Menurut Gus Baha, lafaz shirothol ladzina an’amta ‘alaihim harusnya diganti dengan lafaz shirotoka yang berarti “jalan Engkau (Allah)”, andai orang islam diwajibkan untuk meniru Allah Swt secara langsung. Akan tetapi Allah Swt memerintahkan kepada kita untuk meniru orang-orang yang saleh. Karena Allah Swt memiliki sifat yang berbeda dengan mahluk dan tidak boleh ditiru, seperti dalam surat as-Syura ayat 11,
لَيْسَ كَمِثْلِهِ شَىءٌ
“Dia (Allah) tidak menyerupai sesuatupun dari makhluk-Nya (dalam semua hal)”.
Selain itu, Gus Baha juga menuturkan bahwa kita sebagai seorang muslim tidak boleh asal berkata “kita ini mengikuti Nabi”. Mengapa demikian, karena Nabi Muhammad saw itu akan selalu berada dalam kebenaran, tetapi sebuah riwayat yang dinisbatkan kepada beliau belum tentu benar. Kemudian, misalnya riwayat tersebut memang benar dari Nabi Muhammad saw, makna yang dipahami seseorang itu belum tentu benar atau tidak, karena bisa saja salah.

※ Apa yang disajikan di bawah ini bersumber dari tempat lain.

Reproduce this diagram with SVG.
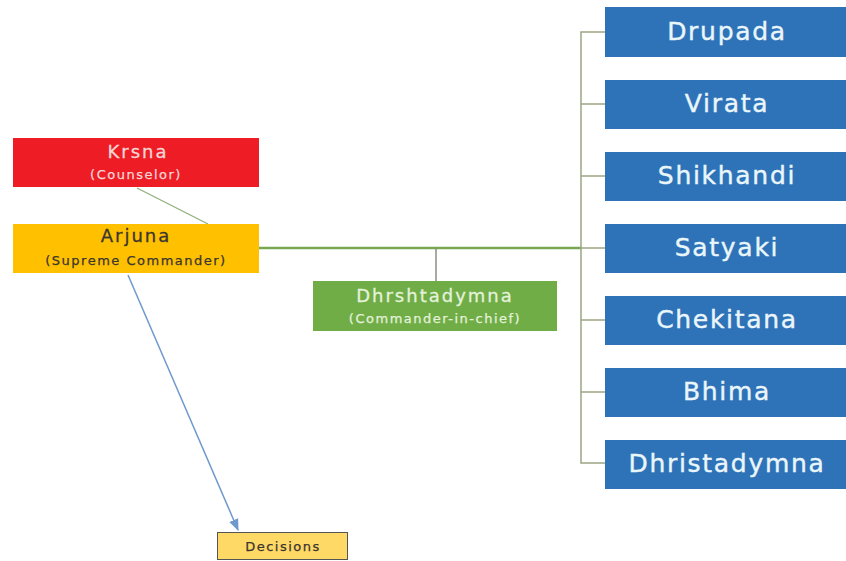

“Misalnya kamu bisa meniru Nabi, (dalam) salat qobliyah-nya. (Salat) qobliyahnya mengikuti Nabi, cingkrangnya meniru Nabi, (salat) ba’diyahnya meniru Nabi. Nanti kalau tidak ada riwayat, Nabi itu hidupnya di Makkah dan Madinah, kenapa kamu tidak hidup di Mekkah dan Madinah?” tutur Gus Baha yang disambut gelak tawa para jemaat.
Dalam memahami apa saja yang boleh ditiru Nabi Muhammad saw, dibutuhkan para ulama yang mempunyai kapasitas dalam berijtihad. Jika saja tanpa ulama, umat islam saat ini tentu tidak akan memiliki mata rantai keilmuaan yang sampai pada Nabi Muhammad saw.
“Andaikan sunnah rasul dimaknai secara sepihak, maka harus hidup di Madinah. Maka jika ada orang islam yang tidak pernah ke Madinah, (dia) akan dianggap tidak mengikuti sunnah rasul,” jelas Gus baha.
Dalam mukadimah kitab Shohih Muslim, Abdullah bin al-Mubarok berkata tentang pentingnya sanad atau ketersambungan suatu ilmu,
الإسناد من الدين ولولا الإسناد لقال من شاء ماشاء عن عبدالله بن المبارك رضي الله عنه أنه قال:
“Dari Abdullah bin al-Mubarok, dia berkata: sanad itu sebagian dari agama. Jika tidak ada sanad, sungguh seseorang akan berkata apa saja yang dia kehendaki”. Wallahu a’lam.